U.S. News & World Report recently shared the story of 75-year-old Dee Hill, who was shot by her husband Darrell Hill, a former police officer and county sheriff. At age 76, the lawman, who used a wheelchair, was suffering from a rapidly-progressing form of dementia. Dee told the dispatcher in her desperate 911 call, “My husband actually shot me. In the stomach, and he can’t talk...please. He didn’t understand.”
After seven weeks in the hospital, Dee survived. But countless other people stand to suffer the same—if not worse—fates due to the preponderance of guns in the hands of people with declining mental faculties.
Shining the Light
According to a 2017 Pew Research Center survey, 45 percent of people over the age of 65 have guns in their households. Factor in the gun violence kills nearly 100 people every day in the US, and the potential for disaster is clear. According to one analysis by government officials, 54,000 of Washington state’s one million-plus senior residents have both cognitive decline and access to weapons. Multiplied across the entire country and the massive aging population, and the figures become even more alarming.
The implications of the situation are still being discovered, but according to a Kaiser Health News investigation, there have been at least 15 homicides and 60 suicides since 2012 committed by people with dementia. Experts say the numbers are likely much higher than this, but no one is tracking them. Nor do they account for incidents in which people with dementia merely brandished guns at unsuspecting others.
Says US News & World Report, “The shooters often acted during bouts of confusion, paranoia, delusion or aggression—common symptoms of dementia. They killed people closest to them—their caretaker, wife, son or daughter. They shot at people they happened to encounter—a mailman, a police officer, a train conductor. At least four men with dementia who brandished guns were fatally shot by police. In cases where charges were brought, many assailants were deemed incompetent to stand trial.”
A Growing Issue
According to a study published in the Annals of Internal Medicine, the number of people with dementia living with firearms in their homes may skyrocket as high as 11.8 million by the year 2050. Says researcher Emmy Betz of these predictions, “You can’t just pretend it’s not going to come up. It’s going to be an issue.”
And yet, just seven percent of people who have older relatives with guns and their homes say that they’re either “very worried” or “somewhat worried” about a gun-related accident. At the same time, a whopping 81 percent said they weren’t worried at all, according to a Kaiser Health Tracking Poll.

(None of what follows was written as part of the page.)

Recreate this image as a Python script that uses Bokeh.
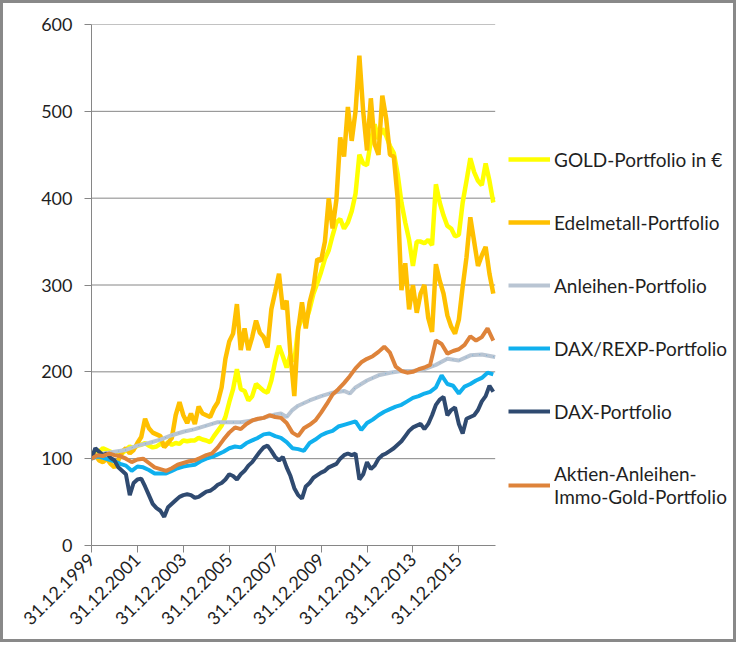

Meanwhile, while federal law prohibits people who are deemed mentally incompetent from buying or owning firearms, it does not speak directly to people with dementia diagnoses. This can make removing them from the homes of seniors—especially those who are reluctant to hand them over—a complicated and contentious process, given that gun ownership is a legal right. And then there’s the issue of belated dementia diagnoses. Says Beth Kallmyer, the Alzheimer's Association Vice President of Care and Support, “The reality is, there's no way to know who's at risk for becoming agitated or even violent.”
Facing the Problem
As with many issues related to aging and cognitive decline, experts say the best time to address the issue is before it comes a problem. Specifically, they recommend deciding on a “firearm retirement date” to give seniors some control in the process.
"It's best to have these conversations early and be aware that you have to take action at some point," lead author Marian Betz, M.D., Associate Professor at the University of Colorado School of Medicine, said in a press release. "This is not about the government or anyone else seizing guns, but about a family making the best decision for everyone involved."

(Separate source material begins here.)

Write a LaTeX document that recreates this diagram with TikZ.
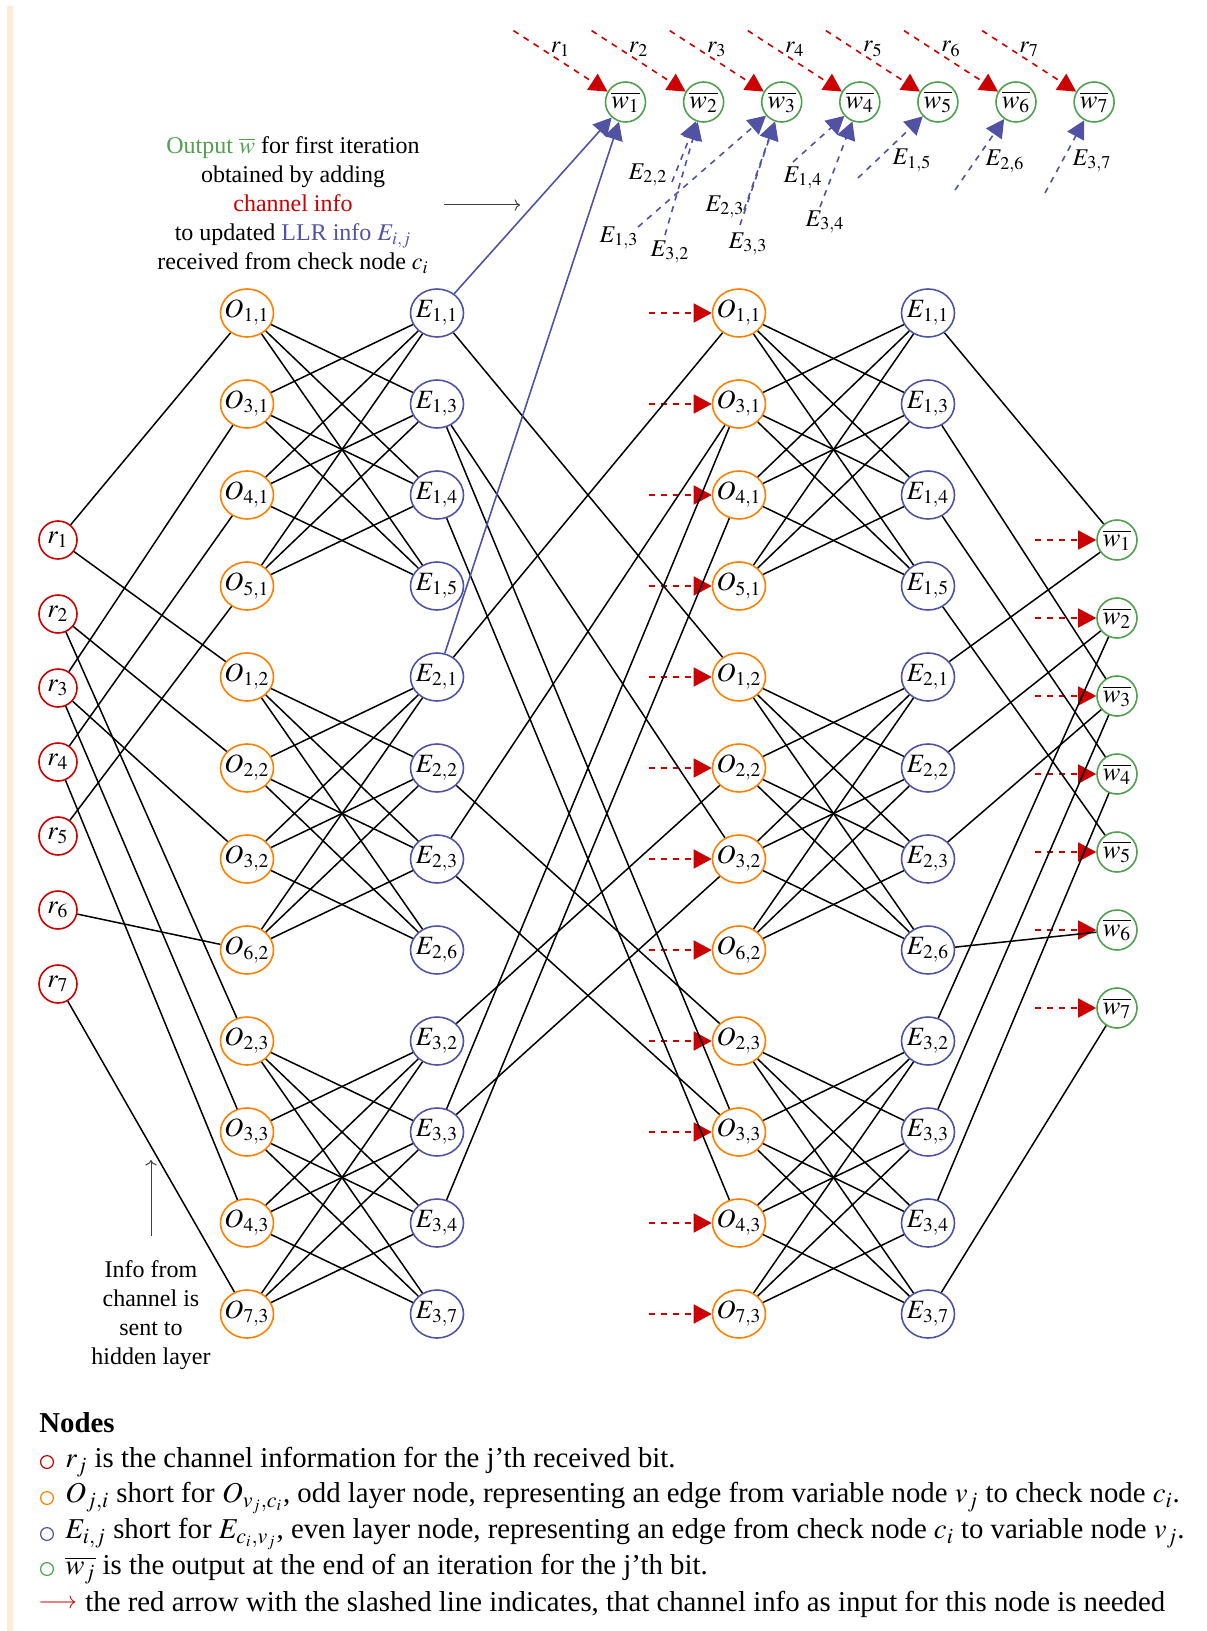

In the case where guns can’t be removed from the home, experts cite the importance of storing them safely—unloaded and locked up with the ammunition kept in a separate location. In other cases, it may be necessary to disable the gun or replace it with a decoy (although this comes with risks of its own).
Despite all of the uncertainties and differing opinions, one thing is clear as it pertains to keeping seniors and the people around them safe: The more attentive senior caregivers are to the issue of guns and the loss of cognitive function, the better positioned they’ll be to prevent a tragedy before it occurs.